What happened
The ransomware group known as Bloody Wolf has been observed targeting organizations in Uzbekistan and Russia as part of a new extortion campaign. According to the report, security researchers identified that Bloody Wolf operators are deploying ransomware and related tooling against entities in these regions, encrypting systems and exfiltrating data before demanding payment for decryption and non-disclosure. The campaign involves manual network compromise followed by deployment of ransomware binaries across affected hosts. In several incidents, the group also threatened publication of stolen information on its leak site if victims did not comply with extortion demands.

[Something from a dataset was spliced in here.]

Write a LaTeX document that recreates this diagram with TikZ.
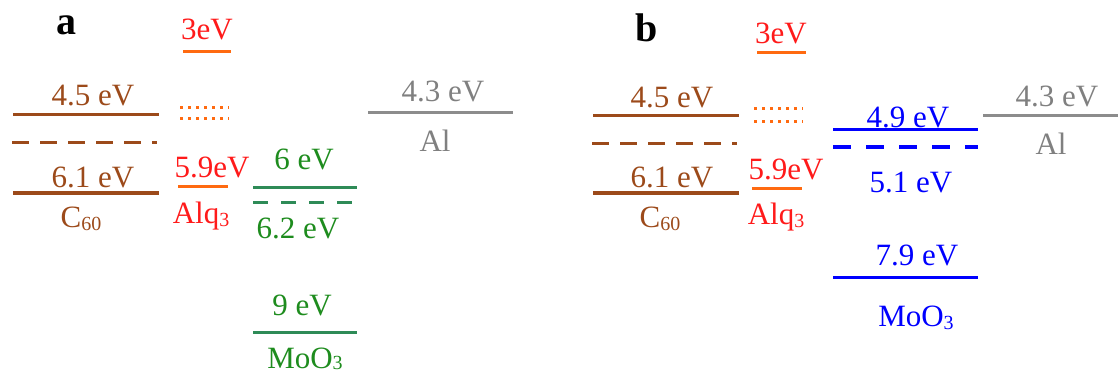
\documentclass[tikz,border=0pt]{standalone}
\usepackage{fontspec}
\setmainfont{Liberation Serif}
\definecolor{cbrown}{HTML}{9C4A1A}
\definecolor{corange}{HTML}{FF6A10}
\definecolor{cred}{HTML}{FF1A1A}
\definecolor{cgreenl}{HTML}{2E8B57}
\definecolor{cgreent}{HTML}{1E8C1E}
\definecolor{cgray}{HTML}{8C8C8C}
\definecolor{cgrayt}{HTML}{808080}
\definecolor{cblue}{HTML}{0000FF}
\newcommand{\sbs}[1]{\raisebox{-3pt}{\fontsize{20}{22}\selectfont #1}}
\newcommand{\sbsb}[1]{\raisebox{-1pt}{\fontsize{20}{22}\selectfont #1}}
\begin{document}
\begin{tikzpicture}[x=1pt,y=-1pt,
  lbl/.style={anchor=base,inner sep=0pt,font=\fontsize{31}{36}\selectfont},
  panel/.style={anchor=base,inner sep=0pt,font=\fontsize{40}{42}\selectfont\bfseries},
  lvl/.style={line width=3pt},
  dashlvl/.style={line width=3pt,dash pattern=on 17pt off 11pt},
  dotlvl/.style={line width=3pt,dash pattern=on 3pt off 5pt,corange}]
\useasboundingbox (0,0) rectangle (1118,374);
% ---------------- panel a ----------------
\node[panel] (la) at (66,35) {a};
% C60
\draw[lvl,cbrown] (13,115) -- (159,115);
\draw[dashlvl,cbrown] (12,143) -- (157,143);
\draw[lvl,cbrown] (13,193) -- (159,193);
\node[lbl,text=cbrown] (a45) at (93,106) {4.5 eV};
\node[lbl,text=cbrown] (a61) at (93,187) {6.1 eV};
\node[lbl,text=cbrown] (aC) at (81,227) {C\sbs{60}};
% Alq3
\draw[lvl,corange] (183,52) -- (231,52);
\draw[dotlvl] (180,108) -- (229,108);
\draw[dotlvl] (180,119) -- (229,119);
\draw[lvl,corange] (178,187) -- (228,187);
\node[lbl,text=cred] (a3) at (207,40) {3eV};
\node[lbl,text=cred] (a59) at (212,178) {5.9eV};
\node[lbl,text=cred] (aAlq) at (201,223) {Alq\sbs{3}};
% MoO3
\draw[lvl,cgreenl] (253,188) -- (357,188);
\draw[line width=3pt,dash pattern=on 15pt off 13pt,cgreenl] (253,202) -- (353,202);
\draw[lvl,cgreenl] (253,332) -- (357,332);
\node[lbl,text=cgreent] (a6) at (304,170) {6 eV};
\node[lbl,text=cgreent] (a62) at (298,238) {6.2 eV};
\node[lbl,text=cgreent] (a9) at (302,315) {9 eV};
\node[lbl,text=cgreent] (aMo) at (305,368) {MoO\sbsb{3}};
% Al
\draw[lvl,cgray] (368,113) -- (513,113);
\node[lbl,text=cgrayt] (a43) at (443,102) {4.3 eV};
\node[lbl,text=cgrayt] (aAl) at (435,152) {Al};
% ---------------- panel b ----------------
\node[panel] (lb) at (647,42) {b};
% C60
\draw[lvl,cbrown] (593,116) -- (739,116);
\draw[dashlvl,cbrown] (592,144) -- (737,144);
\draw[lvl,cbrown] (593,193) -- (739,193);
\node[lbl,text=cbrown] (b45) at (672,108) {4.5 eV};
\node[lbl,text=cbrown] (b61) at (672,188) {6.1 eV};
\node[lbl,text=cbrown] (bC) at (660,227) {C\sbs{60}};
% Alq3
\draw[lvl,corange] (757,53) -- (806,53);
\draw[dotlvl] (754,109) -- (803,109);
\draw[dotlvl] (754,122) -- (803,122);
\draw[lvl,corange] (752,189) -- (802,189);
\node[lbl,text=cred] (b3) at (781,44) {3eV};
\node[lbl,text=cred] (b59) at (786,180) {5.9eV};
\node[lbl,text=cred] (bAlq) at (776,224) {Alq\sbs{3}};
% MoO3
\draw[lvl,cblue] (833,130) -- (978,130);
\draw[line width=4pt,dash pattern=on 18pt off 15pt,cblue] (833,147) -- (978,147);
\draw[lvl,cblue] (833,277) -- (978,277);
\node[lbl,text=cblue] (b49) at (908,128) {4.9 eV};
\node[lbl,text=cblue] (b51) at (911,193) {5.1 eV};
\node[lbl,text=cblue] (b79) at (917,265) {7.9 eV};
\node[lbl,text=cblue] (bMo) at (916,326) {MoO\sbs{3}};
% Al
\draw[lvl,cgray] (983,116) -- (1118,116);
\node[lbl,text=cgrayt] (b43) at (1057,107) {4.3 eV};
\node[lbl,text=cgrayt] (bAl) at (1051,155) {Al};
\end{tikzpicture}
\end{document}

Analysts noted that Bloody Wolf’s activity reflects an ongoing shift toward regionally focused targeting rather than broad global campaigns, with chosen targets spanning critical services and infrastructure sectors within the impacted countries.
Who is affected
Organizations in Uzbekistan and Russia where Bloody Wolf ransomware has been deployed are affected, with systems encrypted and data potentially exfiltrated as part of the group’s extortion operations.
Why CISOs should care
Regionally tailored ransomware campaigns such as Bloody Wolf’s highlight how threat actors adapt targeting based on geopolitical and operational factors, increasing the need for localized threat intelligence and defenses aligned with sectoral risk.
3 practical actions
- Review ransomware detection telemetry. Look for signs of encryption activities and lateral deployment patterns matching Bloody Wolf TTPs.
- Segment network access. Limit the ability of attackers to move from initial footholds to critical systems.
- Backup and recovery readiness. Ensure isolated, immutable backups are available to restore systems without paying ransoms.